Available data:
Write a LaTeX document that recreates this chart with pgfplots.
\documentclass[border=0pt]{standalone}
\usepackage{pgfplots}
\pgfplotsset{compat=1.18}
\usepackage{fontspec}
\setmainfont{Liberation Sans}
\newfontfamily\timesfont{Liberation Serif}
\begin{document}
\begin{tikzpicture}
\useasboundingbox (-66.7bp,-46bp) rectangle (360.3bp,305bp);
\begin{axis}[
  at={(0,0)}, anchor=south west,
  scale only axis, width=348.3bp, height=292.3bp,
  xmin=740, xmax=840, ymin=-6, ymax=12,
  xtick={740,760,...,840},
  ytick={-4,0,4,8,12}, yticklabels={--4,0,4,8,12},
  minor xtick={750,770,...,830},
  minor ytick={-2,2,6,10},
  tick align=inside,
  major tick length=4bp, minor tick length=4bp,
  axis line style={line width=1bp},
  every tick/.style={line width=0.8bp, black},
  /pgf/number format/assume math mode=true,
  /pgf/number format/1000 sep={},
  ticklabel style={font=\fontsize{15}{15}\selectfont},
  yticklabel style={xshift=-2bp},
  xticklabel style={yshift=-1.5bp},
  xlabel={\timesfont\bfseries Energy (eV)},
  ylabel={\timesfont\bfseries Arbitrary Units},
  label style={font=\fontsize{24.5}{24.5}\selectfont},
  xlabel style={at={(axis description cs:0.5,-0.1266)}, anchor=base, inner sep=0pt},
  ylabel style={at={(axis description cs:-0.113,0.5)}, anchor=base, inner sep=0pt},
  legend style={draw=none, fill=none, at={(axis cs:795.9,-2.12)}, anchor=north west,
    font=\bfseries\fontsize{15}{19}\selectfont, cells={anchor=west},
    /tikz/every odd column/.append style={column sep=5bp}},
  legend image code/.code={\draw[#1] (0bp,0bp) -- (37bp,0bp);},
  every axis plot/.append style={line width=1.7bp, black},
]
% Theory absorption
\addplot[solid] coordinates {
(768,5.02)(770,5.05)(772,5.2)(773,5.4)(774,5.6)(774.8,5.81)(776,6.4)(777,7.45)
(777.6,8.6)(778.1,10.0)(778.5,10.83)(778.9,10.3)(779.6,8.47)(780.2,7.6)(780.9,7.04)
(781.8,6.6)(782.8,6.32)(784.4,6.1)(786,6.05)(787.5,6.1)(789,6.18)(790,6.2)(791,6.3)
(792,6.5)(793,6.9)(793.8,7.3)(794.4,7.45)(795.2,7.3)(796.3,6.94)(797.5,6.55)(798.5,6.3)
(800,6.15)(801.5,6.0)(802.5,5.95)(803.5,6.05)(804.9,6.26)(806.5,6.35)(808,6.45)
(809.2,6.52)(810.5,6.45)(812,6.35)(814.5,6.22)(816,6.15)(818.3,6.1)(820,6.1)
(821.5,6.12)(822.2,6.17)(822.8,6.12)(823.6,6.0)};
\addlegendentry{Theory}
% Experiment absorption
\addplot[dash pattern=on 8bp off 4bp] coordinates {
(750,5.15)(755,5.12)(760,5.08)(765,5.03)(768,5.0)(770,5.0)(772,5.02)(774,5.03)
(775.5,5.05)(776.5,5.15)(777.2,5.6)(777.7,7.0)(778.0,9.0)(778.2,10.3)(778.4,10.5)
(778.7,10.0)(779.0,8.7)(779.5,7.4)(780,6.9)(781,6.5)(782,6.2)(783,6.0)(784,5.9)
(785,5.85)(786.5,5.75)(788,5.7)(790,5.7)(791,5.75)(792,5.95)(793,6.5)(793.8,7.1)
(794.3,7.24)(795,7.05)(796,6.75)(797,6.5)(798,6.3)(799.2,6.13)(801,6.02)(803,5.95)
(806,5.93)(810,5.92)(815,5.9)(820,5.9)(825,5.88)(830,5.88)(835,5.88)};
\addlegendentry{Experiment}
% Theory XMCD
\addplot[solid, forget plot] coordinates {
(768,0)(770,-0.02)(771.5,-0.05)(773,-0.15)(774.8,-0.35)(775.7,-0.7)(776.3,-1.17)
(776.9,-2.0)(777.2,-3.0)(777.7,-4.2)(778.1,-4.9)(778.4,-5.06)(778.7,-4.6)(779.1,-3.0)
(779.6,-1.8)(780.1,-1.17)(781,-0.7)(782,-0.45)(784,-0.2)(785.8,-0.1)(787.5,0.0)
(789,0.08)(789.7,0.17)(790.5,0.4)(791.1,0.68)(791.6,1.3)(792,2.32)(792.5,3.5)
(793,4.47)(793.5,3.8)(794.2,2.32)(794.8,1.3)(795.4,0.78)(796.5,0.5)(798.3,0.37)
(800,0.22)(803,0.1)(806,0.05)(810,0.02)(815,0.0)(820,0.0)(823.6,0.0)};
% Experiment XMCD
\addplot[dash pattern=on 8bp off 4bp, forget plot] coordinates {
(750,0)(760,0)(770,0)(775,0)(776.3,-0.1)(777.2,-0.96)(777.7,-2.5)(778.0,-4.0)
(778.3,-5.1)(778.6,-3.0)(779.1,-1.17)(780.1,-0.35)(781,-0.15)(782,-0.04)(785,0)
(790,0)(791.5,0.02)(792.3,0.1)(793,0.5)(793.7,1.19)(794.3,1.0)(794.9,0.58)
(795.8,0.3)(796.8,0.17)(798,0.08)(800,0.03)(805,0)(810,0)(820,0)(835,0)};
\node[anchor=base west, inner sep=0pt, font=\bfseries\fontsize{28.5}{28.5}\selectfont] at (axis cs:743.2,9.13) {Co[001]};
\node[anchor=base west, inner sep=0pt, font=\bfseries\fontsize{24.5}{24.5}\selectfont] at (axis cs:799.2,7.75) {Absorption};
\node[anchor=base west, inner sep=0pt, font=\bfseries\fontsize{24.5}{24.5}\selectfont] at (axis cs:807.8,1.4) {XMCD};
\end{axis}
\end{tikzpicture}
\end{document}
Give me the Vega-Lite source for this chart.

The request: Above are some records. Print them all exactly.

Response for this exercise:
Write a LaTeX document that recreates this chart with pgfplots.
\documentclass[border=0pt]{standalone}
\usepackage{pgfplots}
\pgfplotsset{compat=1.18}
\usepackage{fontspec}
\setmainfont{Liberation Sans}
\newfontfamily\timesfont{Liberation Serif}
\begin{document}
\begin{tikzpicture}
\useasboundingbox (-66.7bp,-46bp) rectangle (360.3bp,305bp);
\begin{axis}[
  at={(0,0)}, anchor=south west,
  scale only axis, width=348.3bp, height=292.3bp,
  xmin=740, xmax=840, ymin=-6, ymax=12,
  xtick={740,760,...,840},
  ytick={-4,0,4,8,12}, yticklabels={--4,0,4,8,12},
  minor xtick={750,770,...,830},
  minor ytick={-2,2,6,10},
  tick align=inside,
  major tick length=4bp, minor tick length=4bp,
  axis line style={line width=1bp},
  every tick/.style={line width=0.8bp, black},
  /pgf/number format/assume math mode=true,
  /pgf/number format/1000 sep={},
  ticklabel style={font=\fontsize{15}{15}\selectfont},
  yticklabel style={xshift=-2bp},
  xticklabel style={yshift=-1.5bp},
  xlabel={\timesfont\bfseries Energy (eV)},
  ylabel={\timesfont\bfseries Arbitrary Units},
  label style={font=\fontsize{24.5}{24.5}\selectfont},
  xlabel style={at={(axis description cs:0.5,-0.1266)}, anchor=base, inner sep=0pt},
  ylabel style={at={(axis description cs:-0.113,0.5)}, anchor=base, inner sep=0pt},
  legend style={draw=none, fill=none, at={(axis cs:795.9,-2.12)}, anchor=north west,
    font=\bfseries\fontsize{15}{19}\selectfont, cells={anchor=west},
    /tikz/every odd column/.append style={column sep=5bp}},
  legend image code/.code={\draw[#1] (0bp,0bp) -- (37bp,0bp);},
  every axis plot/.append style={line width=1.7bp, black},
]
% Theory absorption
\addplot[solid] coordinates {
(768,5.02)(770,5.05)(772,5.2)(773,5.4)(774,5.6)(774.8,5.81)(776,6.4)(777,7.45)
(777.6,8.6)(778.1,10.0)(778.5,10.83)(778.9,10.3)(779.6,8.47)(780.2,7.6)(780.9,7.04)
(781.8,6.6)(782.8,6.32)(784.4,6.1)(786,6.05)(787.5,6.1)(789,6.18)(790,6.2)(791,6.3)
(792,6.5)(793,6.9)(793.8,7.3)(794.4,7.45)(795.2,7.3)(796.3,6.94)(797.5,6.55)(798.5,6.3)
(800,6.15)(801.5,6.0)(802.5,5.95)(803.5,6.05)(804.9,6.26)(806.5,6.35)(808,6.45)
(809.2,6.52)(810.5,6.45)(812,6.35)(814.5,6.22)(816,6.15)(818.3,6.1)(820,6.1)
(821.5,6.12)(822.2,6.17)(822.8,6.12)(823.6,6.0)};
\addlegendentry{Theory}
% Experiment absorption
\addplot[dash pattern=on 8bp off 4bp] coordinates {
(750,5.15)(755,5.12)(760,5.08)(765,5.03)(768,5.0)(770,5.0)(772,5.02)(774,5.03)
(775.5,5.05)(776.5,5.15)(777.2,5.6)(777.7,7.0)(778.0,9.0)(778.2,10.3)(778.4,10.5)
(778.7,10.0)(779.0,8.7)(779.5,7.4)(780,6.9)(781,6.5)(782,6.2)(783,6.0)(784,5.9)
(785,5.85)(786.5,5.75)(788,5.7)(790,5.7)(791,5.75)(792,5.95)(793,6.5)(793.8,7.1)
(794.3,7.24)(795,7.05)(796,6.75)(797,6.5)(798,6.3)(799.2,6.13)(801,6.02)(803,5.95)
(806,5.93)(810,5.92)(815,5.9)(820,5.9)(825,5.88)(830,5.88)(835,5.88)};
\addlegendentry{Experiment}
% Theory XMCD
\addplot[solid, forget plot] coordinates {
(768,0)(770,-0.02)(771.5,-0.05)(773,-0.15)(774.8,-0.35)(775.7,-0.7)(776.3,-1.17)
(776.9,-2.0)(777.2,-3.0)(777.7,-4.2)(778.1,-4.9)(778.4,-5.06)(778.7,-4.6)(779.1,-3.0)
(779.6,-1.8)(780.1,-1.17)(781,-0.7)(782,-0.45)(784,-0.2)(785.8,-0.1)(787.5,0.0)
(789,0.08)(789.7,0.17)(790.5,0.4)(791.1,0.68)(791.6,1.3)(792,2.32)(792.5,3.5)
(793,4.47)(793.5,3.8)(794.2,2.32)(794.8,1.3)(795.4,0.78)(796.5,0.5)(798.3,0.37)
(800,0.22)(803,0.1)(806,0.05)(810,0.02)(815,0.0)(820,0.0)(823.6,0.0)};
% Experiment XMCD
\addplot[dash pattern=on 8bp off 4bp, forget plot] coordinates {
(750,0)(760,0)(770,0)(775,0)(776.3,-0.1)(777.2,-0.96)(777.7,-2.5)(778.0,-4.0)
(778.3,-5.1)(778.6,-3.0)(779.1,-1.17)(780.1,-0.35)(781,-0.15)(782,-0.04)(785,0)
(790,0)(791.5,0.02)(792.3,0.1)(793,0.5)(793.7,1.19)(794.3,1.0)(794.9,0.58)
(795.8,0.3)(796.8,0.17)(798,0.08)(800,0.03)(805,0)(810,0)(820,0)(835,0)};
\node[anchor=base west, inner sep=0pt, font=\bfseries\fontsize{28.5}{28.5}\selectfont] at (axis cs:743.2,9.13) {Co[001]};
\node[anchor=base west, inner sep=0pt, font=\bfseries\fontsize{24.5}{24.5}\selectfont] at (axis cs:799.2,7.75) {Absorption};
\node[anchor=base west, inner sep=0pt, font=\bfseries\fontsize{24.5}{24.5}\selectfont] at (axis cs:807.8,1.4) {XMCD};
\end{axis}
\end{tikzpicture}
\end{document}
Give me the Vega-Lite source for this chart.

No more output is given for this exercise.